The ongoing National Identification Number enrolment may be suspended over the rising second wave of COVID-19.
The Minister of State for Health, Dr Olorunnimbe Mamora, who disclosed this on Monday, urged the National Identity Management Commission, NIMC, to go back to the drawing board and re-order the enrolment process to avoid large crowds at its centres nationwide.
Speaking on Channels TV, Mamora, who is a member of the Presidential Task Force on COVID-19, said the government has a duty to ensure Nigerians are protected at all times.
“I don’t feel good looking at the picture where people are gathered in multitude. It is like a super-spreader event which we don’t like. But I’m also aware that the relevant ministry which is the communications and digital economy is looking at this.
“My understanding is that the whole process may be suspended so as to reorder the whole process in terms of management of the crowd because it was never intended that it would become a rowdy process like that,” he noted.
Further, Mamora said: “We have a duty as government to ensure that people are protected; we also have a duty to ensure people comply within the limit of what is good for the society at large.”
Workers of the NIMC had embarked on strike on Thursday last week overexposure to COVID-19 risks, lack of personal protective equipment, and poor funding.
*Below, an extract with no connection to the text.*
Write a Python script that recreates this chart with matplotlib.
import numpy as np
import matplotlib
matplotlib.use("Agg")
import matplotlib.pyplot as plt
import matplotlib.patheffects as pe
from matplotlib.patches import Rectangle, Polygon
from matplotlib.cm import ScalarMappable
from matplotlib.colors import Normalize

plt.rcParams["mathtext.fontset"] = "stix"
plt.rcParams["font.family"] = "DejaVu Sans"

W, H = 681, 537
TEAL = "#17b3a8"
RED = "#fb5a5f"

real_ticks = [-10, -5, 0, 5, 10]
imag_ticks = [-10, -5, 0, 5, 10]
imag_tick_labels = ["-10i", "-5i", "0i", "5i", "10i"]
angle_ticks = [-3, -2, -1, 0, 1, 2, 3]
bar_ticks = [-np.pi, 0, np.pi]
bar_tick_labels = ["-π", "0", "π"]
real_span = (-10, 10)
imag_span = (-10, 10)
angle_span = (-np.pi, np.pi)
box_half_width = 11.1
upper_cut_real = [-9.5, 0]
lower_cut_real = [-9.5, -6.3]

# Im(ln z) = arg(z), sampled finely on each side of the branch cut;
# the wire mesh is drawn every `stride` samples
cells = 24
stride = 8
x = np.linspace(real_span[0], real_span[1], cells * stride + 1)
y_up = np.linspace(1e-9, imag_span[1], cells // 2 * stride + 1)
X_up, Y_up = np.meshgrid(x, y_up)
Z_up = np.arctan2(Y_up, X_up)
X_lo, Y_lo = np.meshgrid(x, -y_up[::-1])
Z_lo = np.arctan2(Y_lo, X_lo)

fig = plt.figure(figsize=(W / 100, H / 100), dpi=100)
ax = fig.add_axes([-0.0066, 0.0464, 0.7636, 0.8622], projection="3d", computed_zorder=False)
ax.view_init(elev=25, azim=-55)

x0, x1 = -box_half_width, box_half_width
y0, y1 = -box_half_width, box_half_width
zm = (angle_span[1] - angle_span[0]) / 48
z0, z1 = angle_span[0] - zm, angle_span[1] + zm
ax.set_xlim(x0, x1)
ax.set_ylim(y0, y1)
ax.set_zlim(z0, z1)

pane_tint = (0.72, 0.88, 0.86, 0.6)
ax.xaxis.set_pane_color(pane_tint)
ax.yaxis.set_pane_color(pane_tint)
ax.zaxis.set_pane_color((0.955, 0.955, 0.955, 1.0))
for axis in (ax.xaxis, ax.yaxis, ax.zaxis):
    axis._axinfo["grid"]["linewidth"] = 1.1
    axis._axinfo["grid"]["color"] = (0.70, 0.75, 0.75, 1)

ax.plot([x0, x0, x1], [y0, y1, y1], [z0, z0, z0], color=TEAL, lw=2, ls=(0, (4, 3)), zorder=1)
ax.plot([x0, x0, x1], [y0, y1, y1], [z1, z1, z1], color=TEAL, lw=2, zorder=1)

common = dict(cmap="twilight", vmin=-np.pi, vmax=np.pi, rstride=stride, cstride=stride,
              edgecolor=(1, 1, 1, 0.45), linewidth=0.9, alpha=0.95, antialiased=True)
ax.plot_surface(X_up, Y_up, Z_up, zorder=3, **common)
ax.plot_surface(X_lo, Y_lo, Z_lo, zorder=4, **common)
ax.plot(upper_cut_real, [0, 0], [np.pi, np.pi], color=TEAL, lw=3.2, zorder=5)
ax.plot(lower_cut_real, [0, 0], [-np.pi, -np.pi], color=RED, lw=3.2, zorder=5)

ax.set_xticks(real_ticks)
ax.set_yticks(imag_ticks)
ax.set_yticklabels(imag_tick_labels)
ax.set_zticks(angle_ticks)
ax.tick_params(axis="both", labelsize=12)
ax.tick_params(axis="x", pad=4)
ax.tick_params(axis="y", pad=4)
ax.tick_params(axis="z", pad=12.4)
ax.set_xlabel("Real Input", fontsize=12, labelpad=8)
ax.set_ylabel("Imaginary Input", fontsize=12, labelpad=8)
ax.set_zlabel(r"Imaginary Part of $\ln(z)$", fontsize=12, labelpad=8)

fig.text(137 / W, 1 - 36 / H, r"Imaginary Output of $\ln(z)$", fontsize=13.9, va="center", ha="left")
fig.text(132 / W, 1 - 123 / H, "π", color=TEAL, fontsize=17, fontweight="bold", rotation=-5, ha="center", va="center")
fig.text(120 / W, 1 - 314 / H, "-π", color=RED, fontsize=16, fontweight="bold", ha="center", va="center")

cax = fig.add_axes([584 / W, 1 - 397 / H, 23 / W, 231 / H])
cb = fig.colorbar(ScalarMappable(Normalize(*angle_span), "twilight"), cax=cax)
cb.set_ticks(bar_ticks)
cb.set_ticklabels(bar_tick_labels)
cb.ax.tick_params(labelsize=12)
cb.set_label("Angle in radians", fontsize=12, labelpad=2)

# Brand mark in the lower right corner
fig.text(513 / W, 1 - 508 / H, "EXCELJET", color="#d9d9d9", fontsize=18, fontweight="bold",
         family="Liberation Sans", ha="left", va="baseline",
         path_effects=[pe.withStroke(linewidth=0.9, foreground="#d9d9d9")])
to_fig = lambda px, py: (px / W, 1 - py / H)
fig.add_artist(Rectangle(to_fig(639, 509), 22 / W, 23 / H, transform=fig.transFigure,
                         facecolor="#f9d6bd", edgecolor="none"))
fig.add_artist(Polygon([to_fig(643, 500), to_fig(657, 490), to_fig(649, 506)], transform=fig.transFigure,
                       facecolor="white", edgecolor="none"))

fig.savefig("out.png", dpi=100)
The workers, however, called off the industrial action some 24 hours later.
The Federal government through the Nigerian Communications Commission had ordered telecommunications companies to deactivate telephone lines of subscribers who failed to link their phones to their National Identity Numbers.
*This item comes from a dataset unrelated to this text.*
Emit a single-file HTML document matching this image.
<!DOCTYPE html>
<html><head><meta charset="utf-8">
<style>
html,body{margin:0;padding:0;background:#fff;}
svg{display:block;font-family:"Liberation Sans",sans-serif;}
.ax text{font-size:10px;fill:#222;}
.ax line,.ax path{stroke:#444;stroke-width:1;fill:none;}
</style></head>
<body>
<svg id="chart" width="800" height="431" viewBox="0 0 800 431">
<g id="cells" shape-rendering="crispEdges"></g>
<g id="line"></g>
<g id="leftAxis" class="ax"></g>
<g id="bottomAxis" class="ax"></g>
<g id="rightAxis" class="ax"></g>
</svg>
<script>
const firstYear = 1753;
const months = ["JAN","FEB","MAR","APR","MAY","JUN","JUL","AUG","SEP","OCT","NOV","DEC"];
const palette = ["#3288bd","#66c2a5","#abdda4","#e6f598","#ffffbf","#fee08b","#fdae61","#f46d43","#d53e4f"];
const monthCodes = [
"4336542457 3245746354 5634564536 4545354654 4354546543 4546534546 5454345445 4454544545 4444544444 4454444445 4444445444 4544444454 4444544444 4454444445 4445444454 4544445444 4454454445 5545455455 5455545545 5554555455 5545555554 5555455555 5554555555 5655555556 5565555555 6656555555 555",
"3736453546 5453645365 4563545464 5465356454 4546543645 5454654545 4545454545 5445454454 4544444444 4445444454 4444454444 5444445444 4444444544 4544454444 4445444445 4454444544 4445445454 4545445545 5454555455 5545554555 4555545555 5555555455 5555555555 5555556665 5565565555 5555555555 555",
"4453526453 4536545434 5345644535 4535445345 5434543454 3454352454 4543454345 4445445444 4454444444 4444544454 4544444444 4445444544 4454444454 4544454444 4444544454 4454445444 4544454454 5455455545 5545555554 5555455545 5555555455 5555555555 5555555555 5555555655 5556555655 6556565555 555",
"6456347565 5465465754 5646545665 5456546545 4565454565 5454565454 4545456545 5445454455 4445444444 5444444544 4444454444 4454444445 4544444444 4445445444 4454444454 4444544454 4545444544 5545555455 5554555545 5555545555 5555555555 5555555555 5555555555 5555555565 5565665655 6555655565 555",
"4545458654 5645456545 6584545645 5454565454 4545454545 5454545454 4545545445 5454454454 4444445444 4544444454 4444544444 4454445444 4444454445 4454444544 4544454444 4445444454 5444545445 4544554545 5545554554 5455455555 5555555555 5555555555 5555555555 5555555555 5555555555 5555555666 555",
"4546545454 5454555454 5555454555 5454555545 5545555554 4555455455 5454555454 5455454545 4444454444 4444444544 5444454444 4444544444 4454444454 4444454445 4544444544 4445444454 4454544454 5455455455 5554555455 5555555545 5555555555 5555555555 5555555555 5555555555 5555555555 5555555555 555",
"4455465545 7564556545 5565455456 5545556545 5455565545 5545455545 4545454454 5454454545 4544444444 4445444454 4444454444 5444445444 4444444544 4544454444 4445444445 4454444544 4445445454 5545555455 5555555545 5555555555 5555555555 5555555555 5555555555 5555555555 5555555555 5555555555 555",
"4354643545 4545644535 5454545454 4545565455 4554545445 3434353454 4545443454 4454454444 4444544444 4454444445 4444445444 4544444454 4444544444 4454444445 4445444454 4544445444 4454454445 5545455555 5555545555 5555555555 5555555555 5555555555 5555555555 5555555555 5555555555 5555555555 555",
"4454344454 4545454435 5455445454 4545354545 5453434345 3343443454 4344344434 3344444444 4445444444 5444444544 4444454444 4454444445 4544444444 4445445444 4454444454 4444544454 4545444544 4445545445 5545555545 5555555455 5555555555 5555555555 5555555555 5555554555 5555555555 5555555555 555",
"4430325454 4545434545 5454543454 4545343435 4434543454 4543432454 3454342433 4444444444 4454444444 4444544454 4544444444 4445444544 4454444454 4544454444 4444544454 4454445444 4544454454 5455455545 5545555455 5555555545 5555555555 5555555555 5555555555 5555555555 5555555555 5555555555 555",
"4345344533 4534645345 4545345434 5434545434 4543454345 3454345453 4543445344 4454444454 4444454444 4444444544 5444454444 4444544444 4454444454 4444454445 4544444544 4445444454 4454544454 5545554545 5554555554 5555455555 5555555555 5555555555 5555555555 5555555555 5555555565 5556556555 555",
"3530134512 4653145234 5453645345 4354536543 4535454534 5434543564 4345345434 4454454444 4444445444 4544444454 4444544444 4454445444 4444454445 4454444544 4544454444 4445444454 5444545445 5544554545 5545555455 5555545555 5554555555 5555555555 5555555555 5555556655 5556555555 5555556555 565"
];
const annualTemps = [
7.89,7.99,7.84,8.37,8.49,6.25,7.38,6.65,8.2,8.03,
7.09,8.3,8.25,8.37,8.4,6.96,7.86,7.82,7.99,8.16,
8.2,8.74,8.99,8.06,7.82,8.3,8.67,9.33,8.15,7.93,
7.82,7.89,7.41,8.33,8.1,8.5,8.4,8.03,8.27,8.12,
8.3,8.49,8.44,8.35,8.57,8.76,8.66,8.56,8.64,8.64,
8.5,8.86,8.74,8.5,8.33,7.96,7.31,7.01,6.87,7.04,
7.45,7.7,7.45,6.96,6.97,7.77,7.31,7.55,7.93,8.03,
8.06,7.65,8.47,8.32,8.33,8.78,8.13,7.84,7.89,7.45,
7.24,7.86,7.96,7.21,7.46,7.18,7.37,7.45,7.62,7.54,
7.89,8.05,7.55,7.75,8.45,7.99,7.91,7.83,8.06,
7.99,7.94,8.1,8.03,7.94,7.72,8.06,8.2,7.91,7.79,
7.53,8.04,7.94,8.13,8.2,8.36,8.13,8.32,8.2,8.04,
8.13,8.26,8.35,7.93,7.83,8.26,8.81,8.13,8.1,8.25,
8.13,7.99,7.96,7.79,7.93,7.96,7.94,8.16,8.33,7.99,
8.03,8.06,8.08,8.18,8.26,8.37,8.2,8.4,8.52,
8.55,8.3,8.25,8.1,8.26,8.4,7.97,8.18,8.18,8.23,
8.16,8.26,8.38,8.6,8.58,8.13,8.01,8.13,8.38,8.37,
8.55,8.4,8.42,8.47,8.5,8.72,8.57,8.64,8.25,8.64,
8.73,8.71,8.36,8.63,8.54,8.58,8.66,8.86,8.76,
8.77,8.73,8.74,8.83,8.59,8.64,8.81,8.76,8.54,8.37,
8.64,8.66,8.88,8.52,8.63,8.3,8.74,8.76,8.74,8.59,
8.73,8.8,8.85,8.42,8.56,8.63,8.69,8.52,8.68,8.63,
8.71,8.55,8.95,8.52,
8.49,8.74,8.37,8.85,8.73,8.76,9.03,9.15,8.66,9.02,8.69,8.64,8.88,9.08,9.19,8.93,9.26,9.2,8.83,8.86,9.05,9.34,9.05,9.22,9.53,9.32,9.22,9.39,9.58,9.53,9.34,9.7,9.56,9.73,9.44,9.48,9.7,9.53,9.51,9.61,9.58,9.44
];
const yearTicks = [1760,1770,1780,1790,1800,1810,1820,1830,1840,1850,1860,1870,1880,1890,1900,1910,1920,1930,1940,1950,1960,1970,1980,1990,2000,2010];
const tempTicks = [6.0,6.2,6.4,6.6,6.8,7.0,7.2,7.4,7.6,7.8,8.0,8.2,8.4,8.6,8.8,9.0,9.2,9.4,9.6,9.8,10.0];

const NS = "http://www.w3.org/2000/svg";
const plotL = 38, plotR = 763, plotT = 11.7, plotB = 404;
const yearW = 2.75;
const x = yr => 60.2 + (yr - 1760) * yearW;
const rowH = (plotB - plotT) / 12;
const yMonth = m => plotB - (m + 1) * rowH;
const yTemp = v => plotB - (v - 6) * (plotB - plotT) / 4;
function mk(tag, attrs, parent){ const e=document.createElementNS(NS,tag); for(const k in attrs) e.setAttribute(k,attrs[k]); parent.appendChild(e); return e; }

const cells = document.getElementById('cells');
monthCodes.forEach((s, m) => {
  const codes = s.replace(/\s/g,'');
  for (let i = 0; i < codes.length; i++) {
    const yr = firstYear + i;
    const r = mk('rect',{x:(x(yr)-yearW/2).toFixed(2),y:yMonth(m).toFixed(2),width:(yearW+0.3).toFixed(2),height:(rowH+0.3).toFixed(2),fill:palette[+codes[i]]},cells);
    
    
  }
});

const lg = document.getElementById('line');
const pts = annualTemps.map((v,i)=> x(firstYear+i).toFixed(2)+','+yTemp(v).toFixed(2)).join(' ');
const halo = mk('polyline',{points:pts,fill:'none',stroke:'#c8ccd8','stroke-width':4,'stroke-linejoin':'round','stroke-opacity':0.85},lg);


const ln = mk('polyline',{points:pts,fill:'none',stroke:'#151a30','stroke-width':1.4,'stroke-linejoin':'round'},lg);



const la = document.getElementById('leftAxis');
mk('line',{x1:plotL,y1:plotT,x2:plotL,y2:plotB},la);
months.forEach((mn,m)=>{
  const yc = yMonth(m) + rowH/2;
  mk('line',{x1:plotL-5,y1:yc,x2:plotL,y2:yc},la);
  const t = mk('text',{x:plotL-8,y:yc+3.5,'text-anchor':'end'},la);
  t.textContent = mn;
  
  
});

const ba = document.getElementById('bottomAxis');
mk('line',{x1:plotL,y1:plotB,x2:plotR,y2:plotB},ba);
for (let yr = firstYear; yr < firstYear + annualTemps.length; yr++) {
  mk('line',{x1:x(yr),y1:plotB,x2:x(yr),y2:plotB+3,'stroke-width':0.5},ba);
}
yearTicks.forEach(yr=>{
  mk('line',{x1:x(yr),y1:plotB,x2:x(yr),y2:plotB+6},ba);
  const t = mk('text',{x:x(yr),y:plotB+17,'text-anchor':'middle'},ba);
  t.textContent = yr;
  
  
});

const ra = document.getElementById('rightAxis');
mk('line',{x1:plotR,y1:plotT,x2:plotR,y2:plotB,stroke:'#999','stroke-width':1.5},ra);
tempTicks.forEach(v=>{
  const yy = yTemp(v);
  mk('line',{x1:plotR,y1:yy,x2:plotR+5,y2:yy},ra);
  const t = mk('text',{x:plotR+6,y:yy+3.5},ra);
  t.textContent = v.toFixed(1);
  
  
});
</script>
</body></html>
It also said all telcos subscribers with NIN have January 19 as the deadline to link their NIN with their SIM cards while subscribers without NIN have until February 9 to do so.
Mamora who expressed worry over the attitude of Nigerians towards the COVID-19 safety guidelines said it was not true that only the wealthy were dying as a result of the infection.
“I am worried about the attitude of our people generally, in terms of non-compliance particularly with respect to non-pharmaceutical interventions. If you go out there you still see a lot of people who are not bothered in terms of their attitude in terms of not wanting to use the face masks or when it is used, it is inappropriately worn.
“You still see people in large gatherings hosting parties as of nothing is happening, A few states are putting in place enforce measures, however, the rising figures daily are of huge concern and the deaths that we are recording on daily basis are also of concern.
“Some people seem to think that it is the big people that are dying but that is not the case. Yes, it is the big people that you report and the tendency is that it is the death of the big people that will attract attention more. But he who feels it knows it; people are dying.”